Adaptive Sparse Möbius Transforms for Learning Polynomials

We consider the problem of exactly learning an $s$-sparse real-valued Boolean polynomial of degree $d$ of the form $f:\{ 0,1\}^n \rightarrow \mathbb{R}$. This problem corresponds to decomposing functions in the AND basis and is known as taking a Möbius transform. While the analogous problem for the parity basis (Fourier transform) $f: \{-1,1 \}^n \rightarrow \mathbb{R}$ is well-understood, the AND basis presents a unique challenge: the basis vectors are coherent, precluding standard compressed sensing methods. We overcome this challenge by identifying that we can exploit adaptive group testing to provide a constructive, query-efficient implementation of the Möbius transform (also known as Möbius inversion) for sparse functions. We present two algorithms based on this insight. The Fully-Adaptive Sparse Möbius Transform (FASMT) uses $O(sd \log(n/d))$ adaptive queries in $O((sd + n) sd \log(n/d))$ time, which we show is near-optimal in query complexity.
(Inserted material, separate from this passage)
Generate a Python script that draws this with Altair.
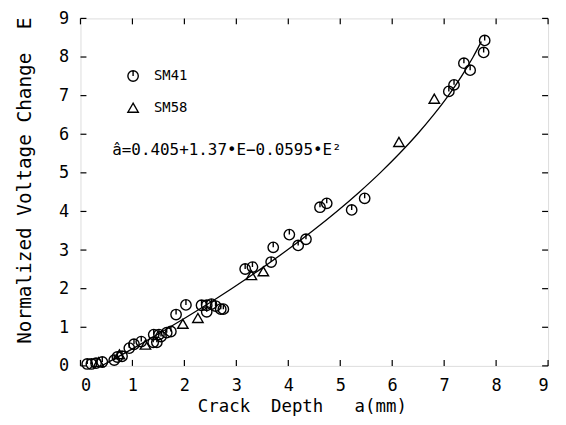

Furthermore, we also present the Partially-Adaptive Sparse Möbius Transform (PASMT), which uses $O(sd^2\log(n/d))$ queries, trading a factor of $d$ to reduce the number of adaptive rounds to $O(d^2\log(n/d))$, with no dependence on $s$. When applied to hypergraph reconstruction from edge-count queries, our results improve upon baselines by avoiding the combinatorial explosion in the rank $d$. We demonstrate the practical utility of our method for hypergraph reconstruction by applying it to learning real hypergraphs in simulations.